Pension schemes throughout Europe are increasingly considering appointing fiduciary managers with the aim of gaining access to more esoteric asset classes and improving their governance, according to recent report.
The report by Cerulli Associates, which shows that the UK and Netherlands are the key markets in Europe for fiduciary management, estimates that UK fiduciary assets under management stood at 205 billion pounds sterling (US$253 billion) at the end of 2019.
Defined benefit (DB) schemes currently make up the largest proportion of the UK’s fiduciary assets – more than 72% at the end of last year. However, the defined contribution (DC) schemes’ share of fiduciary assets are expected to experience much stronger growth over the next three to five years. Demand for fiduciary management in the UK DC space will be driven primarily by small, trust-based DC schemes.
Dutch pension assets exceeded 1.7 trillion euros (US$1.9 trillion) in 2019 and approximately 88% of those assets were under fiduciary management. New business opportunities in the Dutch fiduciary market are expected to come largely from manager turnover.
Compared with the UK and the Netherlands, the Irish fiduciary management market is still relatively small, but market participants expect it to grow. The most recent data shows that around 37 billion euros of total Irish pension assets were managed on a fiduciary or delegated basis as of 2018.
Portfolio customization, according to the report, is predicted to become a key important factor in winning and retaining fiduciary business in the next three to five years.
“Pension schemes want to make sure that fiduciary managers can meet their specific investment goals, including integrating environmental, social, and governance factors into their investment portfolios,” says Justina Deveikyte, an associate director of Cerulli’s European institutional research team. “In addition to developing their responsible investment practices, fiduciary managers should consider broadening the range of ancillary services they offer in order to win more business.”

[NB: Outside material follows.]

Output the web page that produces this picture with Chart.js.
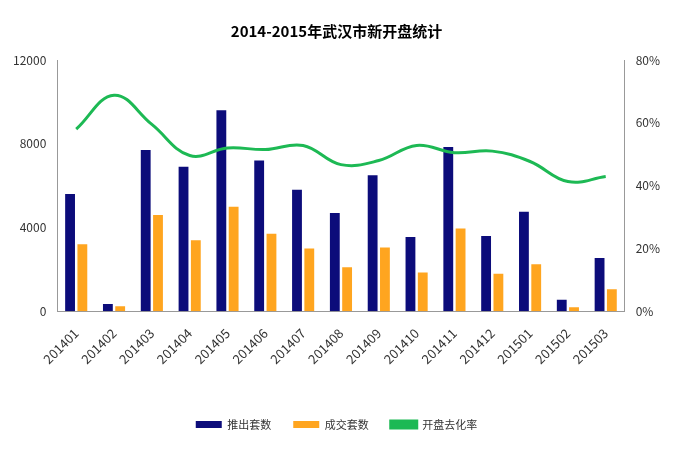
<!DOCTYPE html>
<html><head><meta charset="utf-8">
<script src="https://cdn.jsdelivr.net/npm/chart.js@4"></script>
<style>body{margin:0;background:#fff}#w{width:677px;height:454px}</style>
</head><body><div id="w"><canvas id="c"></canvas></div>
<script>
const categories=["201401","201402","201403","201404","201405","201406","201407","201408","201409","201410","201411","201412","201501","201502","201503"];
const launched=[5600,350,7700,6900,9600,7200,5800,4700,6500,3550,7850,3600,4750,550,2550];
const sold=[3200,240,4600,3400,5000,3700,3000,2100,3050,1850,3950,1800,2250,200,1050];
const rate=[58,68.8,59.5,49.6,52,51.5,52.8,46.7,48,52.8,50.5,51,47.7,41.3,42.9];
const leftTicks=[0,4000,8000,12000];
Chart.defaults.font.family="'Noto Sans CJK SC','DejaVu Sans',sans-serif";
Chart.defaults.color="#333";
new Chart(document.getElementById('c'),{
data:{labels:categories,datasets:[
{type:'line',label:'开盘去化率',data:rate,yAxisID:'y1',borderColor:'#1db954',backgroundColor:'#1db954',borderWidth:3,pointRadius:0,tension:0.4,order:0},
{type:'bar',label:'推出套数',data:launched,yAxisID:'y',backgroundColor:'#0c0c7a',barPercentage:0.8,categoryPercentage:0.65,order:1},
{type:'bar',label:'成交套数',data:sold,yAxisID:'y',backgroundColor:'#ffa51f',barPercentage:0.8,categoryPercentage:0.65,order:1}
]},
options:{responsive:true,maintainAspectRatio:false,animation:false,
layout:{padding:{left:10,right:14,top:0,bottom:14}},
plugins:{title:{display:true,text:'2014-2015年武汉市新开盘统计',font:{size:15,weight:'bold'},color:'#000',padding:{top:22,bottom:20}},
legend:{position:'bottom',labels:{boxWidth:26,boxHeight:7,padding:22,font:{size:11},
generateLabels(ch){const o=Chart.defaults.plugins.legend.labels.generateLabels(ch);const ord=[1,2,0];return ord.map(i=>{const l=o[i];if(i===0){l.pointStyle='line';l.lineWidth=3;l.strokeStyle='#1db954';}else{l.lineWidth=0;}return l;});},
usePointStyle:false}},tooltip:{enabled:false}},
scales:{x:{grid:{display:false},border:{color:'#999'},ticks:{maxRotation:45,minRotation:45,padding:6,font:{size:13}},afterFit(s){s.height+=24;}},
y:{min:0,max:12000,afterBuildTicks(s){s.ticks=leftTicks.map(v=>({value:v}));},grid:{display:false},border:{color:'#999'},ticks:{font:{size:12},callback:v=>String(v)}},
y1:{position:'right',min:0,max:80,ticks:{stepSize:20,callback:v=>v+'%',font:{size:12}},grid:{display:false},border:{color:'#999'}}}}
});
</script></body></html>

Under rules that came into force in December 2019, trustees in the UK must run a competitive tender for any fiduciary mandate worth 20% or more of the scheme’s total assets. For existing mandates worth more than 20% of total assets, trustees must run a beauty parade within five years of the original appointment. If this five-year period has already passed, or will expire in the next two years, the trustees will need to run a competitive tender within the next two years.
“UK fiduciary managers have responded by bolstering their fiduciary teams and preparing for what is predicted to be a deluge of new and retendered mandates,” Deveikyte adds. “However, some wonder whether trustees are just going through the motions and will simply rehire their incumbent providers rather than move to new fiduciary managers.

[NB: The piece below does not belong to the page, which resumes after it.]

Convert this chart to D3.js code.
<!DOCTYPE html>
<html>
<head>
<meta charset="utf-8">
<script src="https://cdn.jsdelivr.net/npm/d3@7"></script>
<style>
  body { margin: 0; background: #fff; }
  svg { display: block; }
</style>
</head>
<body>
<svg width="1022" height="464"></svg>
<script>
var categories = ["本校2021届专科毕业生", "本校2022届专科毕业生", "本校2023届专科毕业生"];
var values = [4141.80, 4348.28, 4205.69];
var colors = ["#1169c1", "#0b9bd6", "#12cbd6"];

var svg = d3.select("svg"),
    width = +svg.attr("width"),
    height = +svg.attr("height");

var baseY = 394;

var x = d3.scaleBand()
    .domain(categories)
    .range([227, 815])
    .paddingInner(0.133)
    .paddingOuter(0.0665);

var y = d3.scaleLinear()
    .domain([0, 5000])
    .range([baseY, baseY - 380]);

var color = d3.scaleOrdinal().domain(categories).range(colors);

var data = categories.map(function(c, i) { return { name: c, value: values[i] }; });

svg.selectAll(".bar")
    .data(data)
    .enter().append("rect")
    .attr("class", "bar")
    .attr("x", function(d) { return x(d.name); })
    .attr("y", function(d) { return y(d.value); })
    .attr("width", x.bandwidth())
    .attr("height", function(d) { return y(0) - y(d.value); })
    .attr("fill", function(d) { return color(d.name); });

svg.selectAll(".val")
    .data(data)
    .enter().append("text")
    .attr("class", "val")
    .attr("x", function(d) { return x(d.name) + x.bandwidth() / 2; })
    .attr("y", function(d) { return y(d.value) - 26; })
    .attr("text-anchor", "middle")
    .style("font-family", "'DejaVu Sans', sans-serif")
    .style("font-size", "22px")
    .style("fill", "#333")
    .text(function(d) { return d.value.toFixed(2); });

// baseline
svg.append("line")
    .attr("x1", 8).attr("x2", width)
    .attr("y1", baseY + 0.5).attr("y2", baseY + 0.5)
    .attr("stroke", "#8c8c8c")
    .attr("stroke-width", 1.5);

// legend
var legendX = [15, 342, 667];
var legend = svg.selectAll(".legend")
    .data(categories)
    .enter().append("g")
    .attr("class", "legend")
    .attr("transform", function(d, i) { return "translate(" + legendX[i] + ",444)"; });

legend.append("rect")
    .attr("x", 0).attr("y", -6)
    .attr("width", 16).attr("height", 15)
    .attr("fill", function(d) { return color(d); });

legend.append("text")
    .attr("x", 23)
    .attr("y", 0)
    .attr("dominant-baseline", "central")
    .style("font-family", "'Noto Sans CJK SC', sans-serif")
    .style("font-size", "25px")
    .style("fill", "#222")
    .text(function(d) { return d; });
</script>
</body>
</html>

According to the report, only around 22% of DB scheme respondents plan to re-tender their fiduciary mandates within 12 to 24 months and more than half plan to do so only in three years’ time. However, conversations with major search consultants and fiduciary managers in the UK suggest that most expect to see around 300 to 400 re-tenders in the market by June 2021.
Around two-thirds of the UK DB schemes surveyed in the report say that high fees are their main reason for re-tendering. They identified poor performance and conflicts of interest as the second- and third-most-important reasons for deciding to re-tender or to switch fiduciary manager.